Directive> Output exactly the lines that run from the line containing "Reproduce this chart with Plotly.js." through the line containing "const swrRef = 1, swrPerDiv = 1;", with both ends included.

(Figure scripts)
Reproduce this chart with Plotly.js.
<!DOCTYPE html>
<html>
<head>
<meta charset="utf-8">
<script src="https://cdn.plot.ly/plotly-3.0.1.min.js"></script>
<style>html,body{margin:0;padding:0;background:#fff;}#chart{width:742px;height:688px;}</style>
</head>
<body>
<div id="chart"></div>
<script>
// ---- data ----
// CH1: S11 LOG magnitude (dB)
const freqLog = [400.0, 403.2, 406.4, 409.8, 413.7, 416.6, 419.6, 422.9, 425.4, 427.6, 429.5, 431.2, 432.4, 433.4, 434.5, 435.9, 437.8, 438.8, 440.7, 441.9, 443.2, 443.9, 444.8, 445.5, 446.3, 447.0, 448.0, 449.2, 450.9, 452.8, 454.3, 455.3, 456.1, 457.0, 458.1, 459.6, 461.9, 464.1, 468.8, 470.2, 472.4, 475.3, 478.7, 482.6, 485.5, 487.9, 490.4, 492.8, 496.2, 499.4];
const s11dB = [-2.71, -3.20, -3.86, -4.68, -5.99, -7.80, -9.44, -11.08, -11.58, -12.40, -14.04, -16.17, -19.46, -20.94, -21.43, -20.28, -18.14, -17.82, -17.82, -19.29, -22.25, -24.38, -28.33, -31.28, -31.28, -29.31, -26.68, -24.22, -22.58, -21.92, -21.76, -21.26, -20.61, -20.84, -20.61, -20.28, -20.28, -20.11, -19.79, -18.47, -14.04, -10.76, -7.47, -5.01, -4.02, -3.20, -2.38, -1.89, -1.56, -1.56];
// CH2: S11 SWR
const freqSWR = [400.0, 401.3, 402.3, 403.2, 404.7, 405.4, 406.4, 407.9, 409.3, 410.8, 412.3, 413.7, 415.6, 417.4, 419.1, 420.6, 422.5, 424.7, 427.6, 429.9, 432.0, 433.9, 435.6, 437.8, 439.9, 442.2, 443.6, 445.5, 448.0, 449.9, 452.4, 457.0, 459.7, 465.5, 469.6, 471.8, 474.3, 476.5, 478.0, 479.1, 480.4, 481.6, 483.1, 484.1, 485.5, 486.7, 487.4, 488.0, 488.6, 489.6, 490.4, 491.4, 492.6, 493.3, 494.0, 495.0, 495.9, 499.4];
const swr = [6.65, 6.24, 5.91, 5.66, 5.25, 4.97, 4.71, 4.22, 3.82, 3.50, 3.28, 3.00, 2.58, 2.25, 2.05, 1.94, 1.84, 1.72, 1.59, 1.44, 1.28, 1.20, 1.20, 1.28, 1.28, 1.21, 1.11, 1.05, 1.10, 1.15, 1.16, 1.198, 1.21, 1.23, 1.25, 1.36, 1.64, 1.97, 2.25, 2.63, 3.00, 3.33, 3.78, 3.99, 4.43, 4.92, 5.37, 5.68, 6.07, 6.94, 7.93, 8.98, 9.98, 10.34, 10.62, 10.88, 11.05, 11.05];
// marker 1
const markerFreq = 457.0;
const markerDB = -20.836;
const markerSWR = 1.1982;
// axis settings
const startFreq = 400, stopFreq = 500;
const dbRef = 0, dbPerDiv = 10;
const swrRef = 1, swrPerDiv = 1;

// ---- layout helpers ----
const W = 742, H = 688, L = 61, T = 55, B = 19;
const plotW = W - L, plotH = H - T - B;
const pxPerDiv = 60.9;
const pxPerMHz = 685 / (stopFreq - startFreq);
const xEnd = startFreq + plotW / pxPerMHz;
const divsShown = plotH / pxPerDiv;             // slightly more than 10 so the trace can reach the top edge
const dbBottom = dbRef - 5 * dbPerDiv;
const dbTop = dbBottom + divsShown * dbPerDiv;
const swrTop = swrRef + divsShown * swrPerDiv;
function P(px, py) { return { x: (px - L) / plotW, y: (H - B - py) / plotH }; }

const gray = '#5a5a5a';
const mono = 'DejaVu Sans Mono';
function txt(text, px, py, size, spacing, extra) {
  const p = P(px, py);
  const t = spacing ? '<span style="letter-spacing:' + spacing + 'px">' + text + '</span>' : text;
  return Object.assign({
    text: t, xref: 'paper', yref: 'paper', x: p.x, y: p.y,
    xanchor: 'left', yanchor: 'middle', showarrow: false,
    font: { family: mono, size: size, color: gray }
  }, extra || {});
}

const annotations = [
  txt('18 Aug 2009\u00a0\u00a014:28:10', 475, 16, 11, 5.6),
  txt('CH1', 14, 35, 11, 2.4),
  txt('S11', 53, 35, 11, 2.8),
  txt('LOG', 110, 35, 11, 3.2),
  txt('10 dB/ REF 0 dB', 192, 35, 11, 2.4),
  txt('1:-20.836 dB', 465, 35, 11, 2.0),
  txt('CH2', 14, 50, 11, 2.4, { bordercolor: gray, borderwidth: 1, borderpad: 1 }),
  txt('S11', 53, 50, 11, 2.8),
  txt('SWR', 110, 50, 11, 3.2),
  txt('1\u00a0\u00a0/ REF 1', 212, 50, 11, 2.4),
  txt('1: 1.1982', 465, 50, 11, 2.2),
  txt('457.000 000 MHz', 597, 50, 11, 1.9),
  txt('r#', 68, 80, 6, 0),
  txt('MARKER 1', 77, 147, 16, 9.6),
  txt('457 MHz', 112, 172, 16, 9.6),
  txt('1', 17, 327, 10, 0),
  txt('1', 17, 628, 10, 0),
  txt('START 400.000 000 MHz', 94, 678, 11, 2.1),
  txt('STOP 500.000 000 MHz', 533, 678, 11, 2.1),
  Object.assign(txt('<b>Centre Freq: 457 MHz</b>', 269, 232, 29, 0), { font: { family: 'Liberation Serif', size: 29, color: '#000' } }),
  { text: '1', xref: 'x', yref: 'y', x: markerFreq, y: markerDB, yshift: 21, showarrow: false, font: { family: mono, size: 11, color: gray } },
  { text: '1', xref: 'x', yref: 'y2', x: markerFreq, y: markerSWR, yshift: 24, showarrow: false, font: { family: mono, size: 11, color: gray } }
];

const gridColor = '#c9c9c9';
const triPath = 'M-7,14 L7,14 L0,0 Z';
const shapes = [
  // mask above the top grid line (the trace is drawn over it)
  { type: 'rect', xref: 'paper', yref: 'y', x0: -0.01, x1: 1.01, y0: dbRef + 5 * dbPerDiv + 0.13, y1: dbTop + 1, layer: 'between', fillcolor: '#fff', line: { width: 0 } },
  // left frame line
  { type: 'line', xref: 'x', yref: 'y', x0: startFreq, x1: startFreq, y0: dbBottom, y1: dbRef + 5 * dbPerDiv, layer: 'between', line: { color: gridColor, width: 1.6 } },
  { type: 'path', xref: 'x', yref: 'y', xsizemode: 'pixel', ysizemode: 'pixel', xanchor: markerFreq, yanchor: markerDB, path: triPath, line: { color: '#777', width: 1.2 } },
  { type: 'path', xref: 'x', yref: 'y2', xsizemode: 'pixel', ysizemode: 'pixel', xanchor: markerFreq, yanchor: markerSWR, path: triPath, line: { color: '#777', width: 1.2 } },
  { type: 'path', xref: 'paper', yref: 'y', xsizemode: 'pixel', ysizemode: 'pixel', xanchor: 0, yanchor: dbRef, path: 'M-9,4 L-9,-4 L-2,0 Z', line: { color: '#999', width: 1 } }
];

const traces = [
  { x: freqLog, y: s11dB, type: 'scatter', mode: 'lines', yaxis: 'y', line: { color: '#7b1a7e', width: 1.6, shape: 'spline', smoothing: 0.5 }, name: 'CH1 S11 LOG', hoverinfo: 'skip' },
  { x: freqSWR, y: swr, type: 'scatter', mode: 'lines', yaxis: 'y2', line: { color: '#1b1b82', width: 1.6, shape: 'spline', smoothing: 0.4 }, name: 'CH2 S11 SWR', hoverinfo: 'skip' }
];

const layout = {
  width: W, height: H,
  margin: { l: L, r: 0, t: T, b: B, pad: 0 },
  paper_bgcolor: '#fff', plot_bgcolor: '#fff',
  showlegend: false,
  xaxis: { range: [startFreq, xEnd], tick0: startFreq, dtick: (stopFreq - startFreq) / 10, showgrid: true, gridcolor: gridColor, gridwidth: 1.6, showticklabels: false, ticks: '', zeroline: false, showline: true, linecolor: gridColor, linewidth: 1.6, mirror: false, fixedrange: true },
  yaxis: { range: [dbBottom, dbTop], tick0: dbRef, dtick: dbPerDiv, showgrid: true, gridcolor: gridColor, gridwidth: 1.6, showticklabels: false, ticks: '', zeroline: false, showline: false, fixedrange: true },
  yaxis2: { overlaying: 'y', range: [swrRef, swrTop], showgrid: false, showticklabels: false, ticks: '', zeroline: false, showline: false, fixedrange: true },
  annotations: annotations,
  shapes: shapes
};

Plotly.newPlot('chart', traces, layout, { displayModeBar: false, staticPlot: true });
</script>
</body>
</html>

...

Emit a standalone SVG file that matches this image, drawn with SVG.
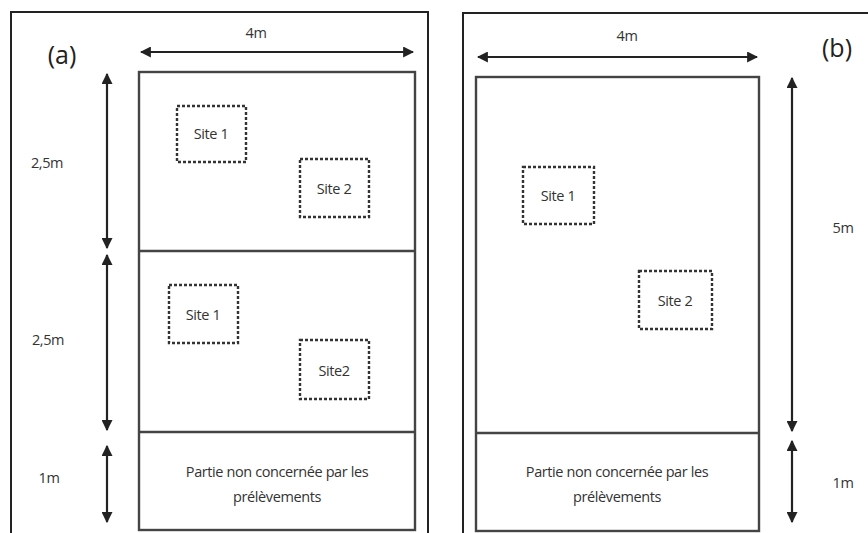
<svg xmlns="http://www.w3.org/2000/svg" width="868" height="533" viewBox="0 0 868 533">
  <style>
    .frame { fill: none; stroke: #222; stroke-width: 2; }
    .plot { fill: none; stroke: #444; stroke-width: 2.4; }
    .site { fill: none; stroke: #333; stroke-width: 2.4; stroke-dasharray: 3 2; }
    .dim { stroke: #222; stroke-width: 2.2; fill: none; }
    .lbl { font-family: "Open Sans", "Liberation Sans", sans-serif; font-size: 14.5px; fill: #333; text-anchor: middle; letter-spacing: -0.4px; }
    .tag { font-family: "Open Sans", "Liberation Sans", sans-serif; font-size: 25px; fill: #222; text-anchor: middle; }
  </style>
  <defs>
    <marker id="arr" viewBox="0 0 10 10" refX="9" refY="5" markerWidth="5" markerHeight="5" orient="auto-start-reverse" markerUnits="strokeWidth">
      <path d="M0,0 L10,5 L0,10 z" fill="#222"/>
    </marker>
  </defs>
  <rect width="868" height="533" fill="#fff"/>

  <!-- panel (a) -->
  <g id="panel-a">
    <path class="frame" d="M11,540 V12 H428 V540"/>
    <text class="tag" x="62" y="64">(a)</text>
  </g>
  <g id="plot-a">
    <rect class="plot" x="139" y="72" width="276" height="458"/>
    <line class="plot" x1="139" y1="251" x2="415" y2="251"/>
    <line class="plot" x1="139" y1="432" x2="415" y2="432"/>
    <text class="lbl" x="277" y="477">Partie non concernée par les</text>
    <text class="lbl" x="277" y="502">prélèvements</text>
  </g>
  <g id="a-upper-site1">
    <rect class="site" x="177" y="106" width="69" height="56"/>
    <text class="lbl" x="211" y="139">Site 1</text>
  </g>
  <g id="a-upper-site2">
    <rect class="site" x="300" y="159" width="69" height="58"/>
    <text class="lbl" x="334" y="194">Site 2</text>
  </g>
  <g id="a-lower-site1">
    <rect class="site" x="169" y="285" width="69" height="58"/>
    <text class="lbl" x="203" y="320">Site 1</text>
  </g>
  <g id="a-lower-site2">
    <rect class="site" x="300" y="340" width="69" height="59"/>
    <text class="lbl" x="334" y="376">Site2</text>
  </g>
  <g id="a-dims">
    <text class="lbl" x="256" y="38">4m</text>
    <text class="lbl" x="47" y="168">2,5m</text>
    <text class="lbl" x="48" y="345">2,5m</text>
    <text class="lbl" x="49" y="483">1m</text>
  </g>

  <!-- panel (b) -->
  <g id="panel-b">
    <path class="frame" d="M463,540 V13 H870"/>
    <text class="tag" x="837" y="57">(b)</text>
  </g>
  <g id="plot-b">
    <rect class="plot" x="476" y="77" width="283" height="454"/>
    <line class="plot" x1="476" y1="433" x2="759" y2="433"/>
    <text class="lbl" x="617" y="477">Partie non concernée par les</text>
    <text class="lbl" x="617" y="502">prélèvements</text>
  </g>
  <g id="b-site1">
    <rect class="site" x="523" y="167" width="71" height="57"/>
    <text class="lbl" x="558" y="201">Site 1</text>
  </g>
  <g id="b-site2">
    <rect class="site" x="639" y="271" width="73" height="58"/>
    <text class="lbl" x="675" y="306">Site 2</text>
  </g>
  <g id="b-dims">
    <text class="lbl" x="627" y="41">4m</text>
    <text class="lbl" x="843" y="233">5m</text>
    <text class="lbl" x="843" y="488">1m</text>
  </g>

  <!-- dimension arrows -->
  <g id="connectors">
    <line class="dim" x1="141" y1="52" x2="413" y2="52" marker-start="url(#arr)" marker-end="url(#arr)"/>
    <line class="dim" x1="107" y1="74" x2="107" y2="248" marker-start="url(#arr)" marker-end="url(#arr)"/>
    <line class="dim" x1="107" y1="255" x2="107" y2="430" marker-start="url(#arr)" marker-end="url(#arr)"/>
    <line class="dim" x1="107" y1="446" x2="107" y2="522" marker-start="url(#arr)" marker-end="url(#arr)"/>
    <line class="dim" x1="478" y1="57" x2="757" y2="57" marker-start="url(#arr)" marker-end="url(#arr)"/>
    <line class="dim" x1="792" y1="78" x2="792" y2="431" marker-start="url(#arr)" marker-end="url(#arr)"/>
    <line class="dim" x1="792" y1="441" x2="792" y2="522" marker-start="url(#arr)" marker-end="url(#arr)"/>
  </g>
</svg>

--

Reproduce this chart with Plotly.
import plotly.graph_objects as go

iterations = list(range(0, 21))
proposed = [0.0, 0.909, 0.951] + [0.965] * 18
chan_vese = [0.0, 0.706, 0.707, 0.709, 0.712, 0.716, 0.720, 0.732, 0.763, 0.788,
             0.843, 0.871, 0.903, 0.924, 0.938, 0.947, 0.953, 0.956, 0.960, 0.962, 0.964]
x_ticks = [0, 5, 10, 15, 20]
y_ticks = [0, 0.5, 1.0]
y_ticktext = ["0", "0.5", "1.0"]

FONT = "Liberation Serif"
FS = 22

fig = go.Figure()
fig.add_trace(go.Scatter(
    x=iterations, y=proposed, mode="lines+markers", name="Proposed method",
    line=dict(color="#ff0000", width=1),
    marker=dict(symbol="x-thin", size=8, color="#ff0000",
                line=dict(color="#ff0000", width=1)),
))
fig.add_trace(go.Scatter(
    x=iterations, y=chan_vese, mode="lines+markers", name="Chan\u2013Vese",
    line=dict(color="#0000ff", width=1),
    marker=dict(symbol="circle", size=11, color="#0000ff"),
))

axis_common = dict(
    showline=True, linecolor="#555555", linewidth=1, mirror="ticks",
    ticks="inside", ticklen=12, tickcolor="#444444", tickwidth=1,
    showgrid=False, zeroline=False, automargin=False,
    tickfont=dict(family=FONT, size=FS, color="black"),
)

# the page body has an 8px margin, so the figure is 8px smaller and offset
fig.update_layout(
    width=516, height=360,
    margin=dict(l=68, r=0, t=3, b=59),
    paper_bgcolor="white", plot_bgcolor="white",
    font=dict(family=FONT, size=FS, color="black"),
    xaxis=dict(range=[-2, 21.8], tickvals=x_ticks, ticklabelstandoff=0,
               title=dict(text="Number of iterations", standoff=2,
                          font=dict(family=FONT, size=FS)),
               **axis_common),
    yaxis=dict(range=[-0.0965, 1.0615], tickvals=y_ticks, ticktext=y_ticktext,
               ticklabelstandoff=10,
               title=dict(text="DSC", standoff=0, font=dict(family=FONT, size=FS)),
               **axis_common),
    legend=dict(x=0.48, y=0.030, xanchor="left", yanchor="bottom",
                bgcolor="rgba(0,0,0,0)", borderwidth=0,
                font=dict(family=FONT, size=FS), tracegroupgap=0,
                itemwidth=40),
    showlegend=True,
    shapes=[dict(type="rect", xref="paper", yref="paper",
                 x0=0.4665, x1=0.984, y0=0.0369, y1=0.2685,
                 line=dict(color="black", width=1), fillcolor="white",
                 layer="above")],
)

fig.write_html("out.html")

Exercise solution>
Reproduce this chart with Plotly.js.
<!DOCTYPE html>
<html>
<head>
<meta charset="utf-8">
<script src="https://cdn.plot.ly/plotly-3.0.1.min.js"></script>
<style>html,body{margin:0;padding:0;background:#fff;}#chart{width:742px;height:688px;}</style>
</head>
<body>
<div id="chart"></div>
<script>
// ---- data ----
// CH1: S11 LOG magnitude (dB)
const freqLog = [400.0, 403.2, 406.4, 409.8, 413.7, 416.6, 419.6, 422.9, 425.4, 427.6, 429.5, 431.2, 432.4, 433.4, 434.5, 435.9, 437.8, 438.8, 440.7, 441.9, 443.2, 443.9, 444.8, 445.5, 446.3, 447.0, 448.0, 449.2, 450.9, 452.8, 454.3, 455.3, 456.1, 457.0, 458.1, 459.6, 461.9, 464.1, 468.8, 470.2, 472.4, 475.3, 478.7, 482.6, 485.5, 487.9, 490.4, 492.8, 496.2, 499.4];
const s11dB = [-2.71, -3.20, -3.86, -4.68, -5.99, -7.80, -9.44, -11.08, -11.58, -12.40, -14.04, -16.17, -19.46, -20.94, -21.43, -20.28, -18.14, -17.82, -17.82, -19.29, -22.25, -24.38, -28.33, -31.28, -31.28, -29.31, -26.68, -24.22, -22.58, -21.92, -21.76, -21.26, -20.61, -20.84, -20.61, -20.28, -20.28, -20.11, -19.79, -18.47, -14.04, -10.76, -7.47, -5.01, -4.02, -3.20, -2.38, -1.89, -1.56, -1.56];
// CH2: S11 SWR
const freqSWR = [400.0, 401.3, 402.3, 403.2, 404.7, 405.4, 406.4, 407.9, 409.3, 410.8, 412.3, 413.7, 415.6, 417.4, 419.1, 420.6, 422.5, 424.7, 427.6, 429.9, 432.0, 433.9, 435.6, 437.8, 439.9, 442.2, 443.6, 445.5, 448.0, 449.9, 452.4, 457.0, 459.7, 465.5, 469.6, 471.8, 474.3, 476.5, 478.0, 479.1, 480.4, 481.6, 483.1, 484.1, 485.5, 486.7, 487.4, 488.0, 488.6, 489.6, 490.4, 491.4, 492.6, 493.3, 494.0, 495.0, 495.9, 499.4];
const swr = [6.65, 6.24, 5.91, 5.66, 5.25, 4.97, 4.71, 4.22, 3.82, 3.50, 3.28, 3.00, 2.58, 2.25, 2.05, 1.94, 1.84, 1.72, 1.59, 1.44, 1.28, 1.20, 1.20, 1.28, 1.28, 1.21, 1.11, 1.05, 1.10, 1.15, 1.16, 1.198, 1.21, 1.23, 1.25, 1.36, 1.64, 1.97, 2.25, 2.63, 3.00, 3.33, 3.78, 3.99, 4.43, 4.92, 5.37, 5.68, 6.07, 6.94, 7.93, 8.98, 9.98, 10.34, 10.62, 10.88, 11.05, 11.05];
// marker 1
const markerFreq = 457.0;
const markerDB = -20.836;
const markerSWR = 1.1982;
// axis settings
const startFreq = 400, stopFreq = 500;
const dbRef = 0, dbPerDiv = 10;
const swrRef = 1, swrPerDiv = 1;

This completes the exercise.